## Begin Records for this task

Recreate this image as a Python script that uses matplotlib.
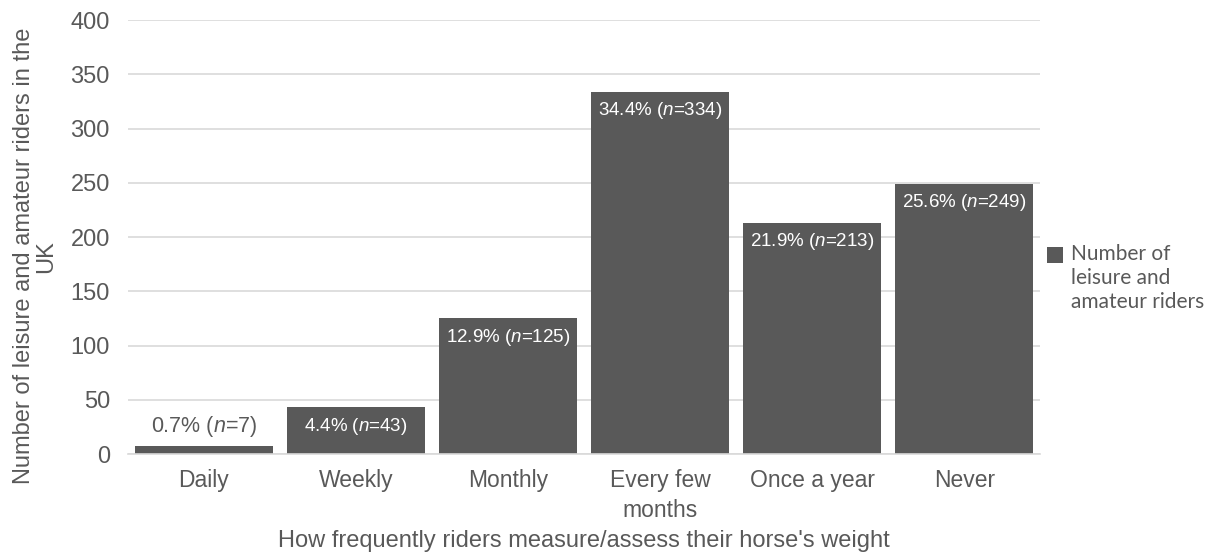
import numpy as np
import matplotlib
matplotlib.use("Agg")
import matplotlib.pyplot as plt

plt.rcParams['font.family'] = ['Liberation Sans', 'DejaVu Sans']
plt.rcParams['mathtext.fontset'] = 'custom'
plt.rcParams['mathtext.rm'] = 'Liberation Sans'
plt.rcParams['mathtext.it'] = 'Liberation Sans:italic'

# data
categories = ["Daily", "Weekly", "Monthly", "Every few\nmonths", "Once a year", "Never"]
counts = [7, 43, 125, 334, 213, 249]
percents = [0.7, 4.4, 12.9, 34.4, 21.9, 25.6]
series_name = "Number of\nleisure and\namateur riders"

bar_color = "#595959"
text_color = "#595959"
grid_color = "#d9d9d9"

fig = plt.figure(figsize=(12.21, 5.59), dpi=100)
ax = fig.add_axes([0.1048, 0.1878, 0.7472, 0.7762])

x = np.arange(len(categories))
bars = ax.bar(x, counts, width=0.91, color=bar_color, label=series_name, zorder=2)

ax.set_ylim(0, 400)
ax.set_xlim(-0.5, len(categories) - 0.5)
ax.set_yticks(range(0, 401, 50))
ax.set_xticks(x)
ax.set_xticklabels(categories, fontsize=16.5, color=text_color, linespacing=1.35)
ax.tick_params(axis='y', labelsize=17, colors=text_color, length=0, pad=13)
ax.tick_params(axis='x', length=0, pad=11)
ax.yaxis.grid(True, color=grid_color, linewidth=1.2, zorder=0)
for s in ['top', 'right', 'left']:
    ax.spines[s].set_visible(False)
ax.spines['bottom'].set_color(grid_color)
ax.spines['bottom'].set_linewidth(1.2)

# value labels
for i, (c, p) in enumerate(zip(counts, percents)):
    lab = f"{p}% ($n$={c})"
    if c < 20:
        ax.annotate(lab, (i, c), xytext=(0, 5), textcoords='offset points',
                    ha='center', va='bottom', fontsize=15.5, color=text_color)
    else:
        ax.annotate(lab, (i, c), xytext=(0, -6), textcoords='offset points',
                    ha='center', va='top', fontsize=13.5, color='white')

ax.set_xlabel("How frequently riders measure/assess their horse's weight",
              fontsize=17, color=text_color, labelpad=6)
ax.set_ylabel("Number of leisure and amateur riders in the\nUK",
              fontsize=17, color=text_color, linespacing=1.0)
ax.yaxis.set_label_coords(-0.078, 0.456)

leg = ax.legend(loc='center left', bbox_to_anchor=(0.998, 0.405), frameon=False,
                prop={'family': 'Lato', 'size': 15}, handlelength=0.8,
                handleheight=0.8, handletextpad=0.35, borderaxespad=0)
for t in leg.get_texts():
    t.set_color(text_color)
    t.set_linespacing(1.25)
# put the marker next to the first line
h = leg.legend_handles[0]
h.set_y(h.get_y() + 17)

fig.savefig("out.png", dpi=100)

## End Records for this task
## Begin Records for this task

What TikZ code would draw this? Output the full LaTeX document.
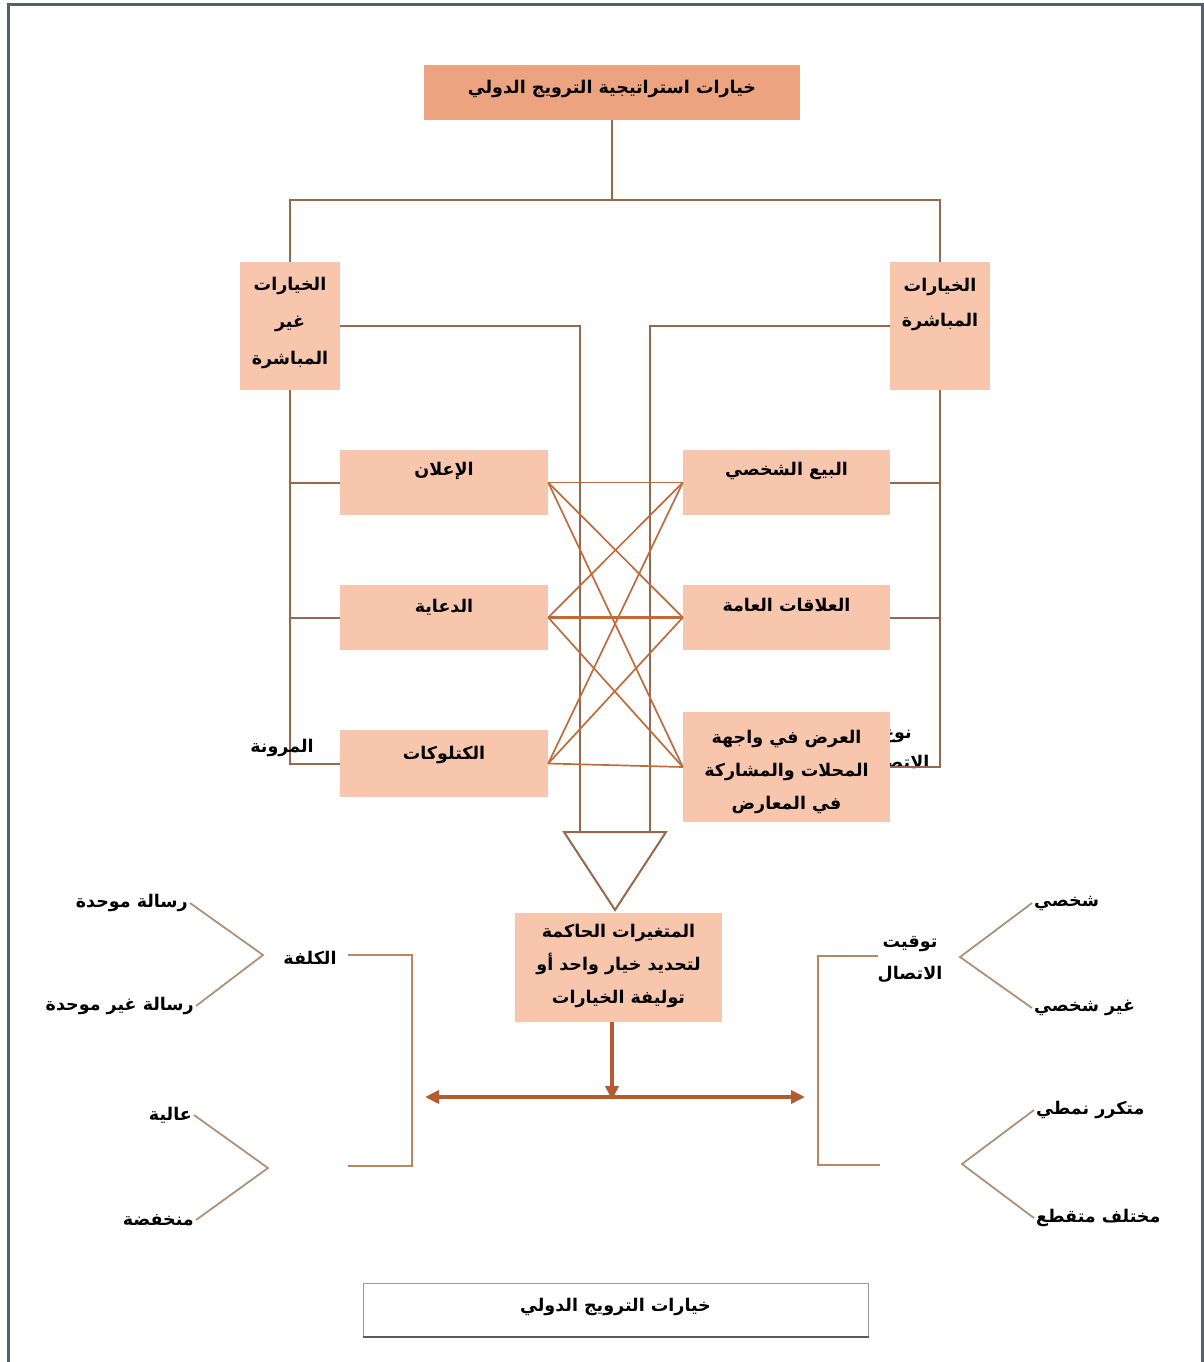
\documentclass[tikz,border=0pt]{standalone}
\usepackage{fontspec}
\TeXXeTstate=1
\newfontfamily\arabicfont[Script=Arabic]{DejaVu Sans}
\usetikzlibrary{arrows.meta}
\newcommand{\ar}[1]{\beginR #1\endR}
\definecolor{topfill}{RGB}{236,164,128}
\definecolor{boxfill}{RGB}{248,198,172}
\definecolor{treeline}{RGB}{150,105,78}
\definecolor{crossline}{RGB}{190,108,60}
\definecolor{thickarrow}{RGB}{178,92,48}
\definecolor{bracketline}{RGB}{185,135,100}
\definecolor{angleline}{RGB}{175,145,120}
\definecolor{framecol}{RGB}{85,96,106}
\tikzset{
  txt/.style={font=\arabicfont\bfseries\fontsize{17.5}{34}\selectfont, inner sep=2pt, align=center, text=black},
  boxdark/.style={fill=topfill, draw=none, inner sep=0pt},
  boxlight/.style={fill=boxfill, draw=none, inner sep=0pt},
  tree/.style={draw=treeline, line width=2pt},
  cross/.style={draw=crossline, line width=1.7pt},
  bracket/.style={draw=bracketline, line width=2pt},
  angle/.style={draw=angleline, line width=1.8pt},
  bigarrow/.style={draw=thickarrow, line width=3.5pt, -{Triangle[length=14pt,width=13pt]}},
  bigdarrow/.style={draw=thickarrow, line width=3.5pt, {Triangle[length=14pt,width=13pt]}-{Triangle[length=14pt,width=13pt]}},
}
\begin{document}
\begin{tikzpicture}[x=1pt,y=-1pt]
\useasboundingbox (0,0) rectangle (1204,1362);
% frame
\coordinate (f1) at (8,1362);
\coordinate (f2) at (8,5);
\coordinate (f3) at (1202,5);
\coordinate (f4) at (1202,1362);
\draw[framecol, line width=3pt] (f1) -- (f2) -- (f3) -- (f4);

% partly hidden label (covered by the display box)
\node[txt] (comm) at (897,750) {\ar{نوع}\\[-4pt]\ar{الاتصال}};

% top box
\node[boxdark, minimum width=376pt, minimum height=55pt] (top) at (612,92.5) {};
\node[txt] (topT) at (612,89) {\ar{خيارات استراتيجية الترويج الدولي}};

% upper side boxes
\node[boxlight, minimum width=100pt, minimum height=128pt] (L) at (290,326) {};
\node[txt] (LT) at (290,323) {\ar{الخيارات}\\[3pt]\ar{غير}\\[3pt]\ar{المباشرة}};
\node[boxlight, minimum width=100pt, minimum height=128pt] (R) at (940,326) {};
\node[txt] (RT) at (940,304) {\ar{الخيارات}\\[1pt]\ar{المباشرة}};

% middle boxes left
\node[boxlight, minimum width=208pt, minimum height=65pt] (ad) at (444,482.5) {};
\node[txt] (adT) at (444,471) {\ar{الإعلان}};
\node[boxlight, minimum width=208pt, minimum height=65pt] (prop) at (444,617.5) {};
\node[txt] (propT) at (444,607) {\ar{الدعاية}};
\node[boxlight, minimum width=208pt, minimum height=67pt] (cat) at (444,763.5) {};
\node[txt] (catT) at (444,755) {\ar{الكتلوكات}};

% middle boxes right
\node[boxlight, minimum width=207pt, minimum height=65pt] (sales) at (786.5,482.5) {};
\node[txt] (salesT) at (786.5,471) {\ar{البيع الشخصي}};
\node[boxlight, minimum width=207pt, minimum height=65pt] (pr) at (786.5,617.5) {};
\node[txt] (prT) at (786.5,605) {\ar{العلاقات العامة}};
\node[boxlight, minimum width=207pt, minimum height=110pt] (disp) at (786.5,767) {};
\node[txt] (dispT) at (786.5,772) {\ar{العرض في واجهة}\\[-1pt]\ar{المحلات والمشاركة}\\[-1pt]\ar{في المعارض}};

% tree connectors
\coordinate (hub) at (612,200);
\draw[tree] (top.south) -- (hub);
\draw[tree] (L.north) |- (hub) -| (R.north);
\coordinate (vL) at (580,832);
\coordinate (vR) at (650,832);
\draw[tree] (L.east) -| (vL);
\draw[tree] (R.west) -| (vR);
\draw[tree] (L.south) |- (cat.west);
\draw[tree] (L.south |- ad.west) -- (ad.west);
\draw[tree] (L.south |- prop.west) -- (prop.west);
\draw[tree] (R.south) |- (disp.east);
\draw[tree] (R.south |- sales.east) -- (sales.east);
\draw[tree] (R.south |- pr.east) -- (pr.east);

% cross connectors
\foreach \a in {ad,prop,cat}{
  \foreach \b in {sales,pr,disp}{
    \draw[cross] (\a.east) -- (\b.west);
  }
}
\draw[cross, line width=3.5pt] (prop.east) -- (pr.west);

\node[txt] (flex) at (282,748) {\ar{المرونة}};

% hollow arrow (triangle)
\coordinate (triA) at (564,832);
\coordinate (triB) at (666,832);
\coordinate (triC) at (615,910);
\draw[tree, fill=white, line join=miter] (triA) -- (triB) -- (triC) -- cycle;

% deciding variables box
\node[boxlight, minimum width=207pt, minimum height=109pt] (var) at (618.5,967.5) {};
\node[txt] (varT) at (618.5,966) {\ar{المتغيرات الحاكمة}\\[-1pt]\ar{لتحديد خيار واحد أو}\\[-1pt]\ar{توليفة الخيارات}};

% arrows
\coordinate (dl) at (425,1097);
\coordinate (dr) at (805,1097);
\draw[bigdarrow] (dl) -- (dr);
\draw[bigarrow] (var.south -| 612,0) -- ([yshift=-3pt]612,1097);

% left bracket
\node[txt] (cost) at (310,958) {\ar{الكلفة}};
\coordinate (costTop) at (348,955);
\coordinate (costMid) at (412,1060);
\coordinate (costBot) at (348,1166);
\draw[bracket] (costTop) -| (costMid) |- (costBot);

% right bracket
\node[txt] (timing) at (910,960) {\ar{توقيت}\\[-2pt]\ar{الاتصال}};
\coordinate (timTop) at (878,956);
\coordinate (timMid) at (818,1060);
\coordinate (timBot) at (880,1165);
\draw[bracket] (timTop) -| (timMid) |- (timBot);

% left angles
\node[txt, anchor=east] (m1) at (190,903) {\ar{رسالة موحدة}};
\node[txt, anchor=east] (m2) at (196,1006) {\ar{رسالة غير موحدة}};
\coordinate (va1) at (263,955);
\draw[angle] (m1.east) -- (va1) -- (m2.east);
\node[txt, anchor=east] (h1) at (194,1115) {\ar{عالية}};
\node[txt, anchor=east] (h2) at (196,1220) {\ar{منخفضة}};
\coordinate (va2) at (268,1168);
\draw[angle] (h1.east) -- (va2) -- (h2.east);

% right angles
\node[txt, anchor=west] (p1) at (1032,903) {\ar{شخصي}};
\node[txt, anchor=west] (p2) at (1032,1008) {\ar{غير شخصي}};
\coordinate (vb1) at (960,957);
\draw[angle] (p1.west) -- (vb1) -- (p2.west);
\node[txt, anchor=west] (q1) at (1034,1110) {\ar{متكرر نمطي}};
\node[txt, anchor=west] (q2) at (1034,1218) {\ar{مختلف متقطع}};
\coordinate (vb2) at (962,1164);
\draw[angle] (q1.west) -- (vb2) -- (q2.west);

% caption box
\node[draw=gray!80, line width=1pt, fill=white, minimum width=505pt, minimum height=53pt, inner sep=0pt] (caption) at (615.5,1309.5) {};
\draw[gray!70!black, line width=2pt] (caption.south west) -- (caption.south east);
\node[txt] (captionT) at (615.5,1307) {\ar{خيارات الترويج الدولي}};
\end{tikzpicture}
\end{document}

## End Records for this task

Above are some records; quote exactly and only the lines that begin at the line containing "Recreate this image" and stop after the line containing "import matplotlib.pyplot as plt", leaving out the pictures.

Recreate this image as a Python script that uses matplotlib.
import numpy as np
import matplotlib
matplotlib.use("Agg")
import matplotlib.pyplot as plt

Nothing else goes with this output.